The Evening Standard called on the coalition government "to listen to the IoD" over his plans to introduce 'sunset clauses' for business regulations. In January 2015, Allister Heath of The Daily Telegraph wrote "the Institute of Directors, under the superb leadership of Simon Walker continues to think the unthinkable".

At the IoD, he spearheaded a campaign to raise awareness of corporate governance issues and promote best practice within the UK. He also reversed their stance on not publicly commenting on individual companies, and spoke out at poor corporate behaviour at a number of large UK companies, including Barclays, BG Group
, Sports Direct and Burberry.

In November 2014 he led a campaign against an attempt by BG Group to pay incoming CEO Helge Lund a £25m golden hello, describing the plan as "excessive and inflammatory". After a week of negative headlines, and increasing shareholder pressure, BG Group and Helge Lund eventually backed down.

In 2013 Walker overhauled the dress code at the IoD's 116 Pall Mall London headquarters, telling Wired magazine it was part of an attempt to rebrand the IoD as home for entrepreneurs and tech start-ups.

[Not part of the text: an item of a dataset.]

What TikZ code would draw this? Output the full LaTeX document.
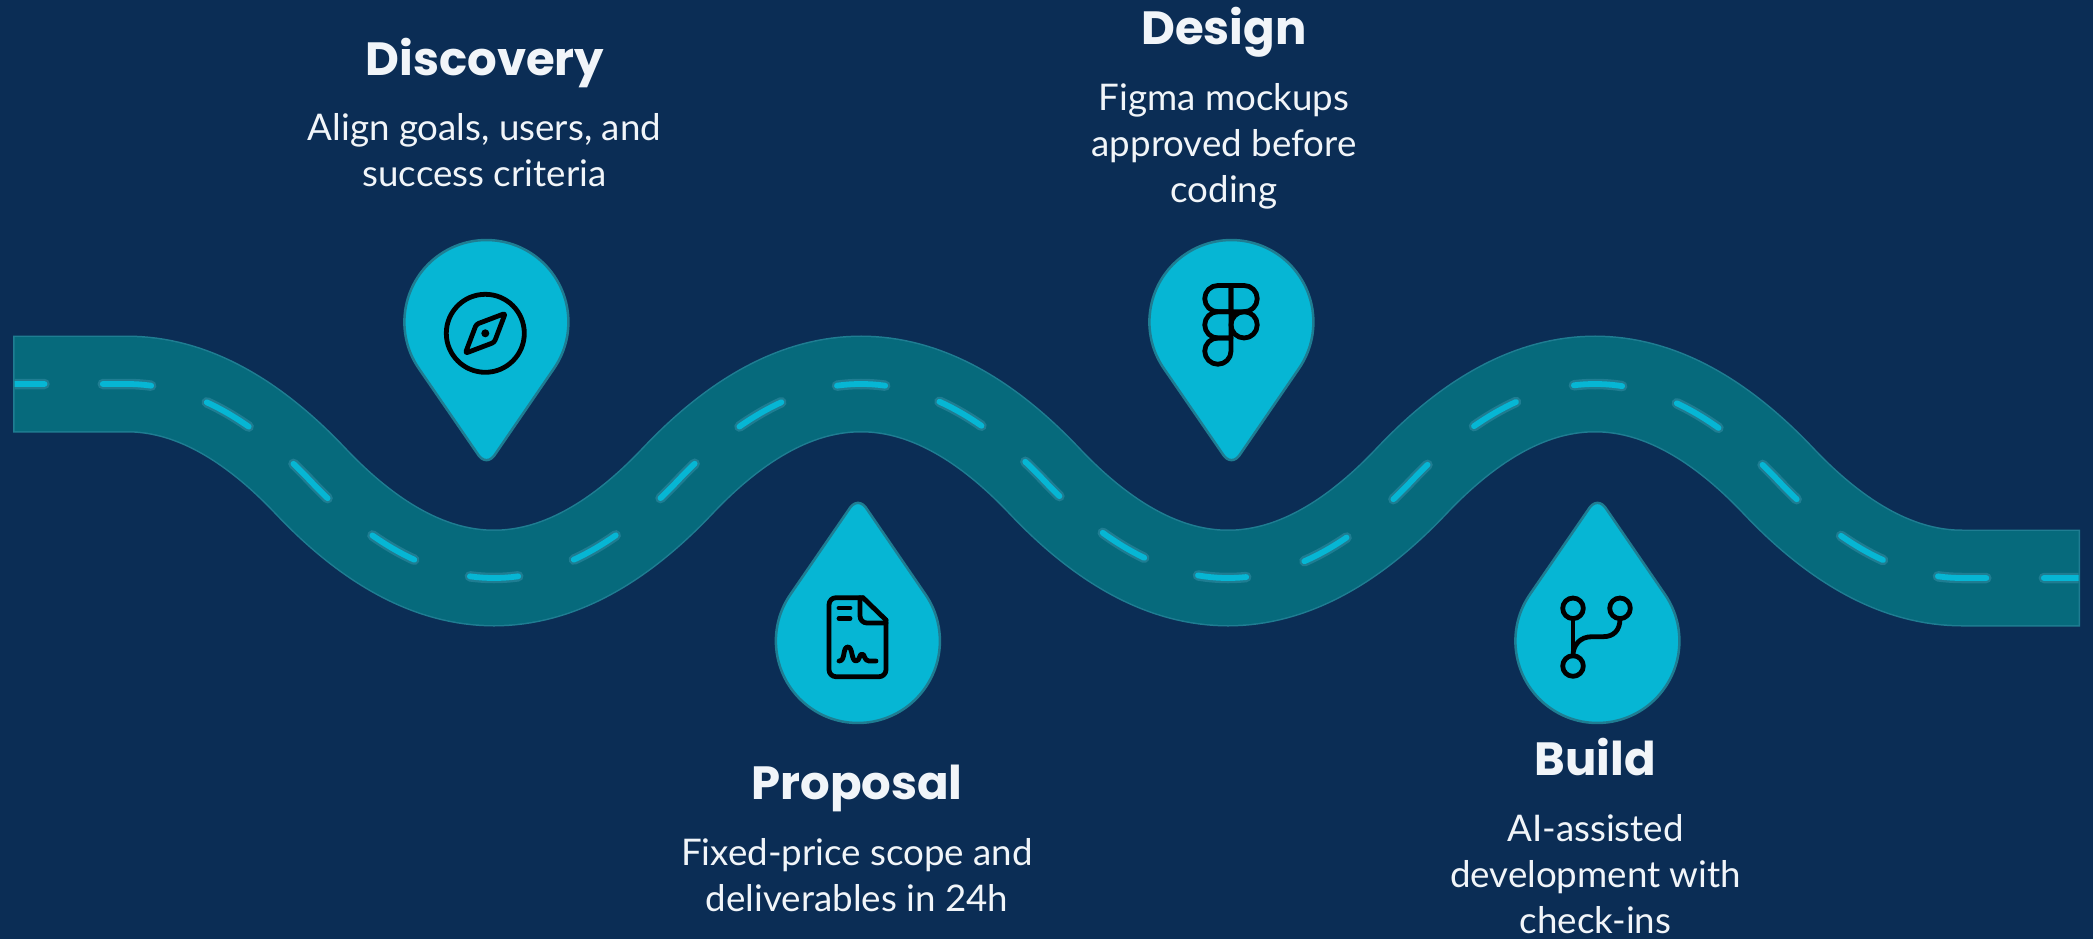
\documentclass[tikz,border=0pt]{standalone}
\usepackage{fontspec}
\setmainfont{Lato}
\newfontfamily\popfont{Poppins}
\definecolor{bgc}{HTML}{0B2D55}
\definecolor{roadc}{HTML}{066A7C}
\definecolor{edgec}{HTML}{1F7D92}
\definecolor{cyanc}{HTML}{06B6D4}
\definecolor{textc}{HTML}{F1F5F9}
\newcommand{\segA}[1]{(#1,384) -- (127,384)
  .. controls (188.17,384) and (249.33,416.33) .. (310.5,481)
  .. controls (371.67,545.67) and (432.83,578) .. (494,578)
  .. controls (555.17,578) and (616.33,545.67) .. (677.5,481)
  .. controls (738.67,416.33) and (799.83,384) .. (861,384)}
\newcommand{\segB}{.. controls (922.17,384) and (983.33,416.33) .. (1044.5,481)
  .. controls (1105.67,545.67) and (1166.83,578) .. (1228,578)}
\newcommand{\segC}{.. controls (1289.17,578) and (1350.33,545.67) .. (1411.5,481)
  .. controls (1472.67,416.33) and (1533.83,384) .. (1595,384)}
\newcommand{\segD}[1]{.. controls (1656.17,384) and (1717.33,416.33) .. (1778.5,481)
  .. controls (1839.67,545.67) and (1900.83,578) .. (1962,578) -- (#1,578)}
\newcommand{\pinpath}{(-68,46) arc[start angle=145.9,end angle=394.1,radius=82] -- (9.5,131) .. controls (4,140.5) and (-4,140.5) .. (-9.5,131) -- cycle}
\newcommand{\roaddashes}{%
  \draw[dashline,dash pattern=on 48.5pt off 58.25pt,dash phase=18.5pt] \segA{14.5};
  \draw[dashline,dash pattern=on 48.5pt off 56.75pt,dash phase=24.25pt] (861,384) \segB;
  \draw[dashline,dash pattern=on 48.5pt off 60.5pt,dash phase=30.25pt] (1228,578) \segC;
  \draw[dashline,dash pattern=on 48.5pt off 57.5pt,dash phase=21.25pt] (1595,384) \segD{2079};
}
\tikzset{
  pin/.style={fill=cyanc,draw=edgec,line width=2.5pt,line join=round},
  icon/.style={draw=black,line width=4.8pt,line cap=round,line join=round,fill=none},
  titletext/.style={text=textc,font=\popfont\bfseries\fontsize{46.6}{54}\selectfont,align=center,inner sep=0pt},
  bodytext/.style={text=textc,font=\fontsize{36.7}{46}\selectfont,align=center,inner sep=0pt},
  dashline/.style={line cap=round}
}
\begin{document}
\begin{tikzpicture}[x=1pt,y=-1pt]
\useasboundingbox (0,0) rectangle (2093,939);
\fill[bgc] (0,0) rectangle (2093,939);
% road
\draw[edgec,line width=97pt] \segA{13} \segB \segC \segD{2080};
\draw[roadc,line width=94pt] \segA{14.5} \segB \segC \segD{2078.5};
\begin{scope}
\clip (14.5,300) rectangle (2078.5,660);
\begin{scope}[edgec,line width=10.5pt]\roaddashes\end{scope}
\begin{scope}[cyanc,line width=5.8pt]\roaddashes\end{scope}
\end{scope}
% pins
\draw[pin,shift={(486.5,322)}] \pinpath;
\draw[pin,shift={(1231.5,322)}] \pinpath;
\begin{scope}[shift={(858,641)},yscale=-1]\draw[pin] \pinpath;\end{scope}
\begin{scope}[shift={(1597.5,641)},yscale=-1]\draw[pin] \pinpath;\end{scope}
% compass
\begin{scope}[shift={(485.3,333.3)}]
\draw[icon] (0,0) circle[radius=39];
\draw[icon,rounded corners=2.5pt] (20,-20) -- (9,9) -- (-20,20) -- (-9,-9) -- cycle;
\fill[black] (0,0) circle[radius=4];
\end{scope}
% figma
\begin{scope}[shift={(1231,323)},x=3.75pt,y=-3.75pt]
\begin{scope}[shift={(-12,-12)}]
\draw[icon] (12,2) -- (8.5,2) arc[start angle=270,end angle=90,radius=3.5] -- (12,9) -- cycle;
\draw[icon] (12,2) -- (15.5,2) arc[start angle=-90,end angle=90,radius=3.5] -- (12,9) -- cycle;
\draw[icon] (15.5,12.5) circle[radius=3.5];
\draw[icon] (12,9) -- (8.5,9) arc[start angle=270,end angle=90,radius=3.5] -- (12,16) -- cycle;
\draw[icon] (12,16) -- (8.5,16) arc[start angle=270,end angle=90,radius=3.5] arc[start angle=90,end angle=0,radius=3.5] -- cycle;
\end{scope}
\end{scope}
% document
\begin{scope}[shift={(760,490)}]
\draw[icon,rounded corners=7pt] (103,107.7) -- (69,107.7) -- (69,186.7) -- (126,186.7) -- (126,130);
\draw[icon,rounded corners=2pt] (103,107.7) -- (126,130);
\draw[icon,rounded corners=7pt] (100,107.7) -- (100,133) -- (126,133);
\draw[icon] (79,118) -- (90,118);
\draw[icon] (79,128.5) -- (90,128.5);
\draw[icon] (79,171) .. controls (86,171) and (82,157) .. (88,157) .. controls (93,157) and (91,171) .. (96,171) .. controls (100,171) and (99,164) .. (102,164) .. controls (105,164) and (104,171) .. (109,171) -- (116,171);
\end{scope}
% git branch
\begin{scope}[shift={(1500,490)}]
\draw[icon] (73,118.3) circle[radius=10.3];
\draw[icon] (120,118.3) circle[radius=10.3];
\draw[icon] (73,176) circle[radius=10.3];
\draw[icon] (73,128.6) -- (73,165.7);
\draw[icon] (120,128.6) .. controls (120,140) and (114,146.7) .. (103,146.7) -- (92,146.7) .. controls (80,146.7) and (73,155) .. (73,165.7);
\end{scope}
% text
\node[titletext] (t1) at (485,63) {Discovery};
\node[bodytext] (b1) at (484.5,150.5) {Align goals, users, and\\success criteria};
\node[titletext] (t2) at (1224,32) {Design};
\node[bodytext] (b2) at (1224,146) {Figma mockups\\approved before\\coding};
\node[titletext] (t3) at (857,788) {Proposal};
\node[bodytext] (b3) at (857,875) {Fixed-price scope and\\deliverables in 24h};
\node[titletext] (t4) at (1595,757) {Build};
\node[bodytext] (b4) at (1595.5,874) {AI-assisted\\development with\\check-ins};
\end{tikzpicture}
\end{document}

Walker was appointed Commander of the Order of the British Empire (CBE) in the 2017 New Year Honours for services to business and the economy.

Walker was succeeded by Stephen Martin whose appointment commenced on 1 February 2017.

After leaving the Institute, Walker was appointed Lead non-executive director at the Department for International Trade (DIT). He served on the board of DIT from 2016 until February 2020, when he was appointed Chairman of the Trade Remedies Authority. Walker remains a business adviser and consultant to a number of companies.

==Politics==
During his early life and career, Walker affiliated himself with left of centre politics and political parties.

While in South Africa, Walker joined the liberal anti-apartheid Progressive Party as a teenager and campaigned against racial segregation in the country. He has spoken of being raised in a "left-wing household", where his grandfather kept a picture of Soviet leader Joseph Stalin, on their mantelpiece.

At Oxford, he became chairman of the student Labour Party and later worked for the New Zealand Labour Party. Now a committed free-marketer, Walker said that he "lost all faith in the ability of the state to direct the economy", while living in New Zealand during the 1970s and 1980s. He then went on to work for Conservative Prime Minister John Major during the last year of his premiership, and became Director General of the Institute of Directors, described as the business group for "real red-in-tooth and claw capitalists", by James Kirkup, executive editor of The Daily Telegraph.

Walker was named as the 43rd most connected man in Britain by GQ Magazine, in February 2015.